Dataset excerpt
□ □ □ □ □

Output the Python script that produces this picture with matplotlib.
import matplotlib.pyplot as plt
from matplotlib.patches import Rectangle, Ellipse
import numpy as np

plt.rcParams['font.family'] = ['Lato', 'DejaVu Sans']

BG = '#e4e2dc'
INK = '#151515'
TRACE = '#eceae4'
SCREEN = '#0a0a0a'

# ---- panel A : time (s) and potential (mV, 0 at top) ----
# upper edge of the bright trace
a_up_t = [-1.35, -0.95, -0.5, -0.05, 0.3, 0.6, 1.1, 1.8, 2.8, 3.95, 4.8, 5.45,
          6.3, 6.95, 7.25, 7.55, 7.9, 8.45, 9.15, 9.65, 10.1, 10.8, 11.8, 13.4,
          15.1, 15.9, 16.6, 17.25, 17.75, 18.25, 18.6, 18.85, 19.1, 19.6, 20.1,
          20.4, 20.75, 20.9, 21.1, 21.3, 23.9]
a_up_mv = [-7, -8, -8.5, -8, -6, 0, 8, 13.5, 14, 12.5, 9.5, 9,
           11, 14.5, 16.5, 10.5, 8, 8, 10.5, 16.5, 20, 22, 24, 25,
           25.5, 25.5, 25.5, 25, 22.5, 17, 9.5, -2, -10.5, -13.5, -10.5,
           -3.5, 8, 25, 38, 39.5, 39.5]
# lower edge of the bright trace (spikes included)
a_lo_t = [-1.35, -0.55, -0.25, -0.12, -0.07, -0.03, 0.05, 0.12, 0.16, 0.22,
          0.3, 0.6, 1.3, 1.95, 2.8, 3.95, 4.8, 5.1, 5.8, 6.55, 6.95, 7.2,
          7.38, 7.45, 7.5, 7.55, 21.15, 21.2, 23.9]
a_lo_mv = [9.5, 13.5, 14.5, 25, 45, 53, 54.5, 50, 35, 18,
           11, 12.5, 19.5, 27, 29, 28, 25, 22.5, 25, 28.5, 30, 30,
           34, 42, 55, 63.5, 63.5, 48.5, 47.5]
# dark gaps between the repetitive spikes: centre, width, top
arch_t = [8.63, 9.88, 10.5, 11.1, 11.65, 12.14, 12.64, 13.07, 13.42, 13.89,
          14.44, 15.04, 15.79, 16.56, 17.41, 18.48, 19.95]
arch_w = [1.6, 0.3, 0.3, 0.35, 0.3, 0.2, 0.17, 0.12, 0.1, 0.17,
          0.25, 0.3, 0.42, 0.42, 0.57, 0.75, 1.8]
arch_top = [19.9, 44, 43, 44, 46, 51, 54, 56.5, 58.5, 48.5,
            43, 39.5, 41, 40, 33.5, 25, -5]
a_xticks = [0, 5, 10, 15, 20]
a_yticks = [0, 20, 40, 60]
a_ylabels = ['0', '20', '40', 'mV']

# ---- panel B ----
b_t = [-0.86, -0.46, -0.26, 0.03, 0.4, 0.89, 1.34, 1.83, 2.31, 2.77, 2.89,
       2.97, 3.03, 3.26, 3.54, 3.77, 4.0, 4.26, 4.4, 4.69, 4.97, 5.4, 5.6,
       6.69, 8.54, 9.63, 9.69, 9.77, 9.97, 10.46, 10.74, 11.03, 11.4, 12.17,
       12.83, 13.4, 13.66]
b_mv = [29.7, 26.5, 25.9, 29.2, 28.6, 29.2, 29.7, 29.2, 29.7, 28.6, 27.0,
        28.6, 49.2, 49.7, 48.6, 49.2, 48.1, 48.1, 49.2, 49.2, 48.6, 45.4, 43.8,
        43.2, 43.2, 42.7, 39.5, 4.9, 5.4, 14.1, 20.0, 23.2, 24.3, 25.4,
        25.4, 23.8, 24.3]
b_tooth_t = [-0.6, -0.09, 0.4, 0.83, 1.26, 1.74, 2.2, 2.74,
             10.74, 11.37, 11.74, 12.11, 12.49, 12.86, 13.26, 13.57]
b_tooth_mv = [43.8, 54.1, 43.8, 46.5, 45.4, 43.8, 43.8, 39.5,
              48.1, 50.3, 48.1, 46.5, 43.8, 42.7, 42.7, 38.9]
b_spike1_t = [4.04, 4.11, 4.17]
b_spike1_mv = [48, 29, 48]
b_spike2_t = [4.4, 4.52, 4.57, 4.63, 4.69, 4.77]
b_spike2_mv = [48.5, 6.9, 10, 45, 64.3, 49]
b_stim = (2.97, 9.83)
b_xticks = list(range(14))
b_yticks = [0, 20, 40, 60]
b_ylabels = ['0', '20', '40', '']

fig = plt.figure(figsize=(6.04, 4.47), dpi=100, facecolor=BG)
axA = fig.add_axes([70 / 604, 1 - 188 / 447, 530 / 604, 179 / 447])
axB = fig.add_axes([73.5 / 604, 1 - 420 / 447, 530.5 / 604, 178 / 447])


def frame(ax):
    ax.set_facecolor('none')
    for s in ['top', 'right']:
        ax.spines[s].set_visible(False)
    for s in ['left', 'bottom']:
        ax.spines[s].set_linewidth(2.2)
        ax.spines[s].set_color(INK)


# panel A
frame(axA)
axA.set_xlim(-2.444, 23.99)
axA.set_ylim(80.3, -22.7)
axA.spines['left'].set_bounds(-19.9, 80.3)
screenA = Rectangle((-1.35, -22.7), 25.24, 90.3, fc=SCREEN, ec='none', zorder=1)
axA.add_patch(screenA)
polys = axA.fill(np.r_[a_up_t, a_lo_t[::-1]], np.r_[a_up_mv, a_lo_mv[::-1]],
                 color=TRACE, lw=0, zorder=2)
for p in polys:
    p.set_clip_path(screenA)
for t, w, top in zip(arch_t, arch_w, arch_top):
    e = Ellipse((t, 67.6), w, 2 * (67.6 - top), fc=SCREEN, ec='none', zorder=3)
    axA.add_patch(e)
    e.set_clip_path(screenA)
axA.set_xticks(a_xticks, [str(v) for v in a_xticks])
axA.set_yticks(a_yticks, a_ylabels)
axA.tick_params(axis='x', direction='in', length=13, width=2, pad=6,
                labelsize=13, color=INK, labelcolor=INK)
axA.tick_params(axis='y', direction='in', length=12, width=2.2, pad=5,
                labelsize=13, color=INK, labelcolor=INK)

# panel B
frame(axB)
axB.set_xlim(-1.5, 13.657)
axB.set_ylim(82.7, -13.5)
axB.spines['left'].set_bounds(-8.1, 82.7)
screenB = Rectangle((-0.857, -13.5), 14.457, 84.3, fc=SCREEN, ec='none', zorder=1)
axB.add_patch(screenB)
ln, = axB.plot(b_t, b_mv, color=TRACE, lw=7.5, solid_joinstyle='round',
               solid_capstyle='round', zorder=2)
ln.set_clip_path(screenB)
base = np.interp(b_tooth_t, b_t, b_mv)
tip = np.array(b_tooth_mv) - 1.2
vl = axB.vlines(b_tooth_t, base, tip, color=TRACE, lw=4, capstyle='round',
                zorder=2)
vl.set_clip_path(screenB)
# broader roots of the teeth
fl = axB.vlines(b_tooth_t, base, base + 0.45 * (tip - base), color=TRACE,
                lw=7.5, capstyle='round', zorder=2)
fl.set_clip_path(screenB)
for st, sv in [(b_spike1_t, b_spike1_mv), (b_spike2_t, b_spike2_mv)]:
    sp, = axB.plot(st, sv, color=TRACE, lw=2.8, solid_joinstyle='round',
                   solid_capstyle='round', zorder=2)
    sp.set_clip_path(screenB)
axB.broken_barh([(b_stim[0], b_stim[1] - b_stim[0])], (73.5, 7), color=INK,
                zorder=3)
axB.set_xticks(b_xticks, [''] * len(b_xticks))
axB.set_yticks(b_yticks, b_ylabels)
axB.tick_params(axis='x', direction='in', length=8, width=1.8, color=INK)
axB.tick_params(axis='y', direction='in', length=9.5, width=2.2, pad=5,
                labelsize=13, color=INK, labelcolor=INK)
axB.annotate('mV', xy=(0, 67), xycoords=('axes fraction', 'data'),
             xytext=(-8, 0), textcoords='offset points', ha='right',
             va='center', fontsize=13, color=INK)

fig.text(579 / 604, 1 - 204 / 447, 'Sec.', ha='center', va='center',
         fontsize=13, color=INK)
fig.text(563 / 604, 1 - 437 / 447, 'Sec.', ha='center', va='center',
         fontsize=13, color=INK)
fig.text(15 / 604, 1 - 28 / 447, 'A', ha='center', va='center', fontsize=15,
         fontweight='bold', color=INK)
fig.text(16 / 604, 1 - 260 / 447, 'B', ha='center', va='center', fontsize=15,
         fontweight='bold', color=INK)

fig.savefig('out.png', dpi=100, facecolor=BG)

□ □ □ □ □

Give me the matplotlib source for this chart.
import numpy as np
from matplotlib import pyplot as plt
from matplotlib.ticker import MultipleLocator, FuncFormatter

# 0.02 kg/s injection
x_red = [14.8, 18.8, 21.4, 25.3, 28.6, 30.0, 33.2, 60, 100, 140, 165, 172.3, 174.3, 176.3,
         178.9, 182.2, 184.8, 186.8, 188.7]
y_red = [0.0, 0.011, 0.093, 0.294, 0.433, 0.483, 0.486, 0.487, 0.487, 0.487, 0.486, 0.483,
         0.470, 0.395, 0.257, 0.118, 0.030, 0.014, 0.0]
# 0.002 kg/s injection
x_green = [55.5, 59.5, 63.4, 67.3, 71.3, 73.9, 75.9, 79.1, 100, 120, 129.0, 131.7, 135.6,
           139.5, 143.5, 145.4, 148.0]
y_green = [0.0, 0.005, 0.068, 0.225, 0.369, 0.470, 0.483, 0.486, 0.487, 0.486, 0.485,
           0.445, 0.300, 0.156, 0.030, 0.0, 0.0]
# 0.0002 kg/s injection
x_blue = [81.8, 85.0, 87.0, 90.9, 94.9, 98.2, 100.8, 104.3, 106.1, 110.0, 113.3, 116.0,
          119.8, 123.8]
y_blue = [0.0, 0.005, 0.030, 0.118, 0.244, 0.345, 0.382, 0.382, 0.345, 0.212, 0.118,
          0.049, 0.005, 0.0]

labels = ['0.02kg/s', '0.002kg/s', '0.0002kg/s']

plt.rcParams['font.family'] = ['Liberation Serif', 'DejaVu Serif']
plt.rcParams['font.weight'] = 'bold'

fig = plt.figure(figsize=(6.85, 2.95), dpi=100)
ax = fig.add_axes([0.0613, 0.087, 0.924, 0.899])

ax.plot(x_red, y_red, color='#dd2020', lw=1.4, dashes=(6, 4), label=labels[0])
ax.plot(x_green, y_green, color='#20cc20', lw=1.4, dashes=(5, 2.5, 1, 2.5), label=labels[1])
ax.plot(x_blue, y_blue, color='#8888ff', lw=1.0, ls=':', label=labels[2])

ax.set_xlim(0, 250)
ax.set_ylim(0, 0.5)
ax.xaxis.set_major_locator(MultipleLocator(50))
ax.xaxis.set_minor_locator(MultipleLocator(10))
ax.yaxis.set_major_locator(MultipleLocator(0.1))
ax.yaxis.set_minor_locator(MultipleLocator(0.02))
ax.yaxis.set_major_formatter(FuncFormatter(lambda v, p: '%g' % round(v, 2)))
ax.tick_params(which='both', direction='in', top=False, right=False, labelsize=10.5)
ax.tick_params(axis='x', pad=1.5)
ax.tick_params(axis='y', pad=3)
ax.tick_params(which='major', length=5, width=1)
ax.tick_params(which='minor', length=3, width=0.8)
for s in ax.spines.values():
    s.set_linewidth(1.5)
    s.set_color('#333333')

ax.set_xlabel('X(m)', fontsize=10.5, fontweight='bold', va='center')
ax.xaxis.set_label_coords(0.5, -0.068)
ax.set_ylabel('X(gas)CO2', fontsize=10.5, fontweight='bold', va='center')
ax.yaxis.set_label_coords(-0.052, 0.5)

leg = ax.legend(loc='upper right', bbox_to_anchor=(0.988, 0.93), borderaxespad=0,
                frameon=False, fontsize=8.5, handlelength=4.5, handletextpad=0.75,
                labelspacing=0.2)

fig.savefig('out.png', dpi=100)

□ □ □ □ □

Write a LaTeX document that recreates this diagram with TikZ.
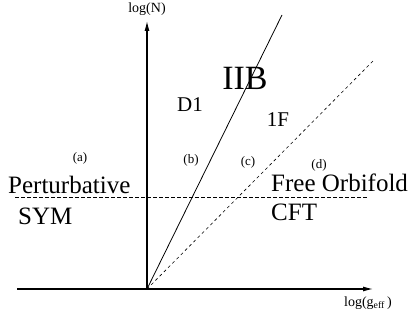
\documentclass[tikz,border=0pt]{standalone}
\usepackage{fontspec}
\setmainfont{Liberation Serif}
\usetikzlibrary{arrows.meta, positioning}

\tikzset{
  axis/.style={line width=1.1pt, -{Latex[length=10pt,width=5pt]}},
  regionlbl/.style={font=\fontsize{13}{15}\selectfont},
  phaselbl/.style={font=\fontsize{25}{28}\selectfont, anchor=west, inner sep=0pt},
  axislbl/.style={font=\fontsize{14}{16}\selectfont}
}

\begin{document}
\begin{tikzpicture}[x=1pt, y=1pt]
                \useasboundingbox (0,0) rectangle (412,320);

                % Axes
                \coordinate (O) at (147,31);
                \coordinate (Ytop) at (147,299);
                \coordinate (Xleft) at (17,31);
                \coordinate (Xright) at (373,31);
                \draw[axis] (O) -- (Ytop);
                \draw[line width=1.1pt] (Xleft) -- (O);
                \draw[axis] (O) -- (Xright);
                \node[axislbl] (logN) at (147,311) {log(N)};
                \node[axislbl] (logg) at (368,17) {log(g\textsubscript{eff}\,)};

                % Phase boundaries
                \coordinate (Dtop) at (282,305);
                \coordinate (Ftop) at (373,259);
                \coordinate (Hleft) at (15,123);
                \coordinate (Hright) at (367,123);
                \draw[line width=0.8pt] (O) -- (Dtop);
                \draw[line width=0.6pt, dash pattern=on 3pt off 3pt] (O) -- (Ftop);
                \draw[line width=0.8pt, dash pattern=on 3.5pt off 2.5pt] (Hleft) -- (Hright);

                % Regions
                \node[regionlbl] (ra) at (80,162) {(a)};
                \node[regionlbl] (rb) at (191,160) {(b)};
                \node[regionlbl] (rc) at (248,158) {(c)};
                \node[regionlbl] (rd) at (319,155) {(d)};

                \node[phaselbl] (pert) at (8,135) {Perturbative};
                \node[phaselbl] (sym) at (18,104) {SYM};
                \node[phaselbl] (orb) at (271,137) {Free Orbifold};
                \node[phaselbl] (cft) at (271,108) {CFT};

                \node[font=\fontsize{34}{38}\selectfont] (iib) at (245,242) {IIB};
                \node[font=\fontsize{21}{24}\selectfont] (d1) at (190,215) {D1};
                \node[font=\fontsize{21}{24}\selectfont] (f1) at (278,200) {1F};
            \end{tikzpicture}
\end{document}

□ □ □ □ □

Your task is to reproduce only the lines from the one with "Write a LaTeX" through the one with "(cft) at (271,108)", keeping both ends. Skip every picture.

### REPLY TO THE EXERCISE
Write a LaTeX document that recreates this diagram with TikZ.
\documentclass[tikz,border=0pt]{standalone}
\usepackage{fontspec}
\setmainfont{Liberation Serif}
\usetikzlibrary{arrows.meta, positioning}

\tikzset{
  axis/.style={line width=1.1pt, -{Latex[length=10pt,width=5pt]}},
  regionlbl/.style={font=\fontsize{13}{15}\selectfont},
  phaselbl/.style={font=\fontsize{25}{28}\selectfont, anchor=west, inner sep=0pt},
  axislbl/.style={font=\fontsize{14}{16}\selectfont}
}

\begin{document}
\begin{tikzpicture}[x=1pt, y=1pt]
                \useasboundingbox (0,0) rectangle (412,320);

                % Axes
                \coordinate (O) at (147,31);
                \coordinate (Ytop) at (147,299);
                \coordinate (Xleft) at (17,31);
                \coordinate (Xright) at (373,31);
                \draw[axis] (O) -- (Ytop);
                \draw[line width=1.1pt] (Xleft) -- (O);
                \draw[axis] (O) -- (Xright);
                \node[axislbl] (logN) at (147,311) {log(N)};
                \node[axislbl] (logg) at (368,17) {log(g\textsubscript{eff}\,)};

                % Phase boundaries
                \coordinate (Dtop) at (282,305);
                \coordinate (Ftop) at (373,259);
                \coordinate (Hleft) at (15,123);
                \coordinate (Hright) at (367,123);
                \draw[line width=0.8pt] (O) -- (Dtop);
                \draw[line width=0.6pt, dash pattern=on 3pt off 3pt] (O) -- (Ftop);
                \draw[line width=0.8pt, dash pattern=on 3.5pt off 2.5pt] (Hleft) -- (Hright);

                % Regions
                \node[regionlbl] (ra) at (80,162) {(a)};
                \node[regionlbl] (rb) at (191,160) {(b)};
                \node[regionlbl] (rc) at (248,158) {(c)};
                \node[regionlbl] (rd) at (319,155) {(d)};

                \node[phaselbl] (pert) at (8,135) {Perturbative};
                \node[phaselbl] (sym) at (18,104) {SYM};
                \node[phaselbl] (orb) at (271,137) {Free Orbifold};
                \node[phaselbl] (cft) at (271,108) {CFT};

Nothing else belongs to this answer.